= Stated task =
Take the listing and print it in full, exactly as given.

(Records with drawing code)
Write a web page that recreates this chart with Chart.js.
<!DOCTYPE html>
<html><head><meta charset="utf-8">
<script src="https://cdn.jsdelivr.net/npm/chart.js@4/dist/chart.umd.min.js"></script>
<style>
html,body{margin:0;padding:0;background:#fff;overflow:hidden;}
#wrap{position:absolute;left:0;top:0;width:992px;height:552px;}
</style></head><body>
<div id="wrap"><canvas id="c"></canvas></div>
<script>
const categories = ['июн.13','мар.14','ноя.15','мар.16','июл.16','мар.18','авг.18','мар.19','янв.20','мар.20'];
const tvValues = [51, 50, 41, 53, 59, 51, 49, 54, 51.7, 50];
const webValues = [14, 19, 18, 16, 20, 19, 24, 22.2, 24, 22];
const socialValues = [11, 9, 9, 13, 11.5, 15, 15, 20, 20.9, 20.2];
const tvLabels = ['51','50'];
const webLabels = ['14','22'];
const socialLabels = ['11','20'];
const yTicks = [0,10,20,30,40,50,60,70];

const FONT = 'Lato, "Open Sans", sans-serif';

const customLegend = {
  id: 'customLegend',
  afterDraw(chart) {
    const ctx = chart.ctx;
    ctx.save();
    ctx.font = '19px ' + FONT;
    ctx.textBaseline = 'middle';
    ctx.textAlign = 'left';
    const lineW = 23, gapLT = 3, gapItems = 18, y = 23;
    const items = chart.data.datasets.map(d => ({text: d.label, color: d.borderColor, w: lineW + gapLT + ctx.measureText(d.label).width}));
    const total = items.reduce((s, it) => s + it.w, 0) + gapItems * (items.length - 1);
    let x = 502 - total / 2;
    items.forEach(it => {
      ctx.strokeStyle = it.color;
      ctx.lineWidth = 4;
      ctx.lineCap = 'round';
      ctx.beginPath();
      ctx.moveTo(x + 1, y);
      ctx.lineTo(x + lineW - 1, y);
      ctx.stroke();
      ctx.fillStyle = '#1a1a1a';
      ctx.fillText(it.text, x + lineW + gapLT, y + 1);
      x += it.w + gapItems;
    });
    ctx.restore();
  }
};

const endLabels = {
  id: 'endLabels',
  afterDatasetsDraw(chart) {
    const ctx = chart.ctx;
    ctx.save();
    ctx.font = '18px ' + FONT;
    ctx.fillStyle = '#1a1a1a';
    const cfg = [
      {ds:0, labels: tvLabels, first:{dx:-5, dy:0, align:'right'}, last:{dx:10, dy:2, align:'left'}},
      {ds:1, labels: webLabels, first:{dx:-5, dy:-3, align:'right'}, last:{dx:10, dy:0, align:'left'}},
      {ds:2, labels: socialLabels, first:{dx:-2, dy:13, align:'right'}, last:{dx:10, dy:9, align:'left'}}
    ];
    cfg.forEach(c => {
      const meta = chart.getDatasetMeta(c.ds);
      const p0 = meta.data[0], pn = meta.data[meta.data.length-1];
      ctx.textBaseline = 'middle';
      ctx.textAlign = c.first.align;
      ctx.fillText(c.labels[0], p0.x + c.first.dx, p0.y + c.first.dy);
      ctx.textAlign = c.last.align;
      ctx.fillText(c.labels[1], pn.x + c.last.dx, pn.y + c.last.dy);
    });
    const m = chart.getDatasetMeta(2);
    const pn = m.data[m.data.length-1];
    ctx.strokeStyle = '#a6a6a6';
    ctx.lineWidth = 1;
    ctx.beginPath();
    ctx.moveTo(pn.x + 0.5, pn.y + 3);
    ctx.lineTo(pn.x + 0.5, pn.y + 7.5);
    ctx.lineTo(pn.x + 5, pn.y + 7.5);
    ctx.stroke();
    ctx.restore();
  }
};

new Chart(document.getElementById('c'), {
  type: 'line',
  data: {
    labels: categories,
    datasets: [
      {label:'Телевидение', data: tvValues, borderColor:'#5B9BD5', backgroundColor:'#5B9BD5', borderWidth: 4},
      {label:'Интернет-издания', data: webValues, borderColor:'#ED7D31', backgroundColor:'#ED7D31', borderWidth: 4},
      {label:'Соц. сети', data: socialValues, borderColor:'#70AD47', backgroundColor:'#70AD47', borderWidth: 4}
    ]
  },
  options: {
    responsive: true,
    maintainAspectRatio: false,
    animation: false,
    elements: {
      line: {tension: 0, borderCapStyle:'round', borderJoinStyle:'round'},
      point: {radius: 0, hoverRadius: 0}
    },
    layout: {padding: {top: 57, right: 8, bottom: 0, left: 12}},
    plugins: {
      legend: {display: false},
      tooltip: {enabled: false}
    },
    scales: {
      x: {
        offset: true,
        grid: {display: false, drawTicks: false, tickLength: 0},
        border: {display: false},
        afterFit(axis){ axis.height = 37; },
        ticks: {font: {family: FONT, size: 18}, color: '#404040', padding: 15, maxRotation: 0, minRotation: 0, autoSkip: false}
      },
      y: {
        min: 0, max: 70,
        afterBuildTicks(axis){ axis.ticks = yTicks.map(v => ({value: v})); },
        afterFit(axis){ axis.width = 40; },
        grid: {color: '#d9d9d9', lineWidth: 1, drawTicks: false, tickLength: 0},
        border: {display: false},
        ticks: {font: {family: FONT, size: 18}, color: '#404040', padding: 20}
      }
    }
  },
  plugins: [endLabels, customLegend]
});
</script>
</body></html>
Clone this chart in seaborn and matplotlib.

= Task answer =
Write a web page that recreates this chart with Chart.js.
<!DOCTYPE html>
<html><head><meta charset="utf-8">
<script src="https://cdn.jsdelivr.net/npm/chart.js@4/dist/chart.umd.min.js"></script>
<style>
html,body{margin:0;padding:0;background:#fff;overflow:hidden;}
#wrap{position:absolute;left:0;top:0;width:992px;height:552px;}
</style></head><body>
<div id="wrap"><canvas id="c"></canvas></div>
<script>
const categories = ['июн.13','мар.14','ноя.15','мар.16','июл.16','мар.18','авг.18','мар.19','янв.20','мар.20'];
const tvValues = [51, 50, 41, 53, 59, 51, 49, 54, 51.7, 50];
const webValues = [14, 19, 18, 16, 20, 19, 24, 22.2, 24, 22];
const socialValues = [11, 9, 9, 13, 11.5, 15, 15, 20, 20.9, 20.2];
const tvLabels = ['51','50'];
const webLabels = ['14','22'];
const socialLabels = ['11','20'];
const yTicks = [0,10,20,30,40,50,60,70];

const FONT = 'Lato, "Open Sans", sans-serif';

const customLegend = {
  id: 'customLegend',
  afterDraw(chart) {
    const ctx = chart.ctx;
    ctx.save();
    ctx.font = '19px ' + FONT;
    ctx.textBaseline = 'middle';
    ctx.textAlign = 'left';
    const lineW = 23, gapLT = 3, gapItems = 18, y = 23;
    const items = chart.data.datasets.map(d => ({text: d.label, color: d.borderColor, w: lineW + gapLT + ctx.measureText(d.label).width}));
    const total = items.reduce((s, it) => s + it.w, 0) + gapItems * (items.length - 1);
    let x = 502 - total / 2;
    items.forEach(it => {
      ctx.strokeStyle = it.color;
      ctx.lineWidth = 4;
      ctx.lineCap = 'round';
      ctx.beginPath();
      ctx.moveTo(x + 1, y);
      ctx.lineTo(x + lineW - 1, y);
      ctx.stroke();
      ctx.fillStyle = '#1a1a1a';
      ctx.fillText(it.text, x + lineW + gapLT, y + 1);
      x += it.w + gapItems;
    });
    ctx.restore();
  }
};

const endLabels = {
  id: 'endLabels',
  afterDatasetsDraw(chart) {
    const ctx = chart.ctx;
    ctx.save();
    ctx.font = '18px ' + FONT;
    ctx.fillStyle = '#1a1a1a';
    const cfg = [
      {ds:0, labels: tvLabels, first:{dx:-5, dy:0, align:'right'}, last:{dx:10, dy:2, align:'left'}},
      {ds:1, labels: webLabels, first:{dx:-5, dy:-3, align:'right'}, last:{dx:10, dy:0, align:'left'}},
      {ds:2, labels: socialLabels, first:{dx:-2, dy:13, align:'right'}, last:{dx:10, dy:9, align:'left'}}
    ];
    cfg.forEach(c => {
      const meta = chart.getDatasetMeta(c.ds);
      const p0 = meta.data[0], pn = meta.data[meta.data.length-1];
      ctx.textBaseline = 'middle';
      ctx.textAlign = c.first.align;
      ctx.fillText(c.labels[0], p0.x + c.first.dx, p0.y + c.first.dy);
      ctx.textAlign = c.last.align;
      ctx.fillText(c.labels[1], pn.x + c.last.dx, pn.y + c.last.dy);
    });
    const m = chart.getDatasetMeta(2);
    const pn = m.data[m.data.length-1];
    ctx.strokeStyle = '#a6a6a6';
    ctx.lineWidth = 1;
    ctx.beginPath();
    ctx.moveTo(pn.x + 0.5, pn.y + 3);
    ctx.lineTo(pn.x + 0.5, pn.y + 7.5);
    ctx.lineTo(pn.x + 5, pn.y + 7.5);
    ctx.stroke();
    ctx.restore();
  }
};

new Chart(document.getElementById('c'), {
  type: 'line',
  data: {
    labels: categories,
    datasets: [
      {label:'Телевидение', data: tvValues, borderColor:'#5B9BD5', backgroundColor:'#5B9BD5', borderWidth: 4},
      {label:'Интернет-издания', data: webValues, borderColor:'#ED7D31', backgroundColor:'#ED7D31', borderWidth: 4},
      {label:'Соц. сети', data: socialValues, borderColor:'#70AD47', backgroundColor:'#70AD47', borderWidth: 4}
    ]
  },
  options: {
    responsive: true,
    maintainAspectRatio: false,
    animation: false,
    elements: {
      line: {tension: 0, borderCapStyle:'round', borderJoinStyle:'round'},
      point: {radius: 0, hoverRadius: 0}
    },
    layout: {padding: {top: 57, right: 8, bottom: 0, left: 12}},
    plugins: {
      legend: {display: false},
      tooltip: {enabled: false}
    },
    scales: {
      x: {
        offset: true,
        grid: {display: false, drawTicks: false, tickLength: 0},
        border: {display: false},
        afterFit(axis){ axis.height = 37; },
        ticks: {font: {family: FONT, size: 18}, color: '#404040', padding: 15, maxRotation: 0, minRotation: 0, autoSkip: false}
      },
      y: {
        min: 0, max: 70,
        afterBuildTicks(axis){ axis.ticks = yTicks.map(v => ({value: v})); },
        afterFit(axis){ axis.width = 40; },
        grid: {color: '#d9d9d9', lineWidth: 1, drawTicks: false, tickLength: 0},
        border: {display: false},
        ticks: {font: {family: FONT, size: 18}, color: '#404040', padding: 20}
      }
    }
  },
  plugins: [endLabels, customLegend]
});
</script>
</body></html>
Clone this chart in seaborn and matplotlib.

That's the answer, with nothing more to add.